2023年4月17日、センシンロボティクスはフジタと共同で、国土交通省が公募した「建設現場の生産性を飛躍的に向上するための革新的技術の導入・活用に関するプロジェクト」で選定された「トンネル坑内自動巡視ドローンシステム」の内閣府のPRISM予算を活用した現場試行において、その効果を確認したことを発表した。

ドローンがトンネル坑内を自律飛行する様子

試行工事の概要

工事名:令和元-4年度 横断道羽ノ浦トンネル工事
工事場所:徳島県小松島市櫛渕町久ヶ谷から阿南市羽ノ浦町岩脇猪ノ谷地先
工期:2020年2月26日~2023年7月31日
工事内容:工事延長L=2,200メートル、
     トンネル延長L=753メートル、NATM工法
     発破掘削(一部機械掘削)、内空断面積A=70.5平方メートル
     掘削工L=747メートル、V=70,500立方メートル

技術の概要

トンネル坑内自動巡視ドローンシステム

 トンネル工事で行われている巡視・点検等の施工管理、遠隔臨場による段階確認・立会等の業務において、ドローンの自律制御による飛行支援機能を活用。

トンネル坑内自律飛行ドローン
 飛行制御にLiDAR取得情報を利用し、非GNSS(全球測位衛星システム)環境かつ屋外と比べて暗いトンネル坑内においても、障害物検知や回避飛行により安全で安定した自律飛行を実現。

LiDAR取得情報によりトンネル坑内を自律飛行

坑内全線の網羅的な巡視
 ドローンに搭載した360度カメラで坑口から切羽までの連続的な映像を取得し処理を行うことで、クラウドを介して遠隔拠点において坑内全線をVR空間内で巡視・点検が可能。

切羽の遠隔(無人)点検
 発破後や掘削完了後にカメラや熱赤外線の各センサーなどを搭載したドローンを切羽まで自律飛行させることで、高精細な画像、映像等を取得し、人が切羽に近接せずに安全に詳細点検を実施。

トンネル切羽の無人点検

遠隔臨場ドローンシステム
 飛行中のドローンのカメラ映像をリアルタイムに配信して、遠隔拠点からトンネル坑内の現状把握、点検を実施。

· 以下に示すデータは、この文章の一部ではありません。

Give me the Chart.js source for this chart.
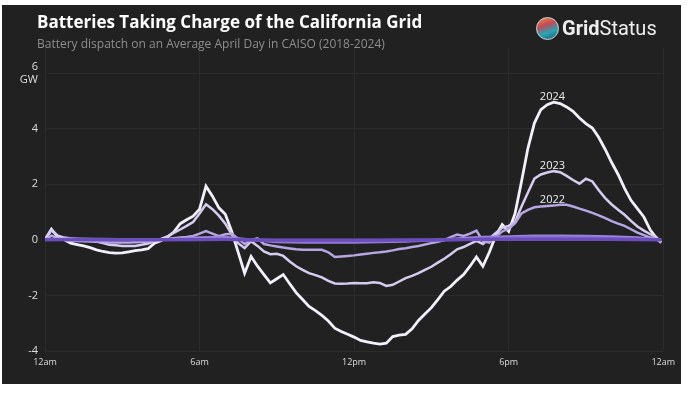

遠隔拠点からトンネル坑内の現状把握、点検を実施する様子

導入の効果

1. 作業時間、作業人員の縮減
 360度カメラを搭載した自律飛行ドローンによるトンネル施工全線の網羅的情報収集とクラウドでの自動データ処理により、従来、人が行っていたトンネル坑内巡視・点検、情報整理作業と比較し、作業時間を75%、作業人員を87.5%縮減。

2. 安全性の向上
 従来は切羽に近接して目視で状況を点検する必要があったが、自律飛行ドローンで切羽後方100m以上からの点検が可能となり、切羽近傍への立ち入りが不要。また、リアルタイムに遠隔拠点へ切羽の状況を共有可能。

3. 品質の確保・向上
 従来の目視や写真情報のほか、ドローンにより高精細な画像、温度情報を取得。また取得データから次掘削の作業指針、対策工の検討資料として活用が可能。

4. 施工管理の効率化・高度化
 クラウドでの膨大な情報整理、データ生成により、従来に比べ迅速な情報共有が可能。母店、本社など別拠点の熟練技術者が移動を伴わず技術検討会に参加でき、多くの目で現場状況を把握することで、迅速な課題抽出、施工への反映が可能となり、施工管理の効率化、高度化を実現する。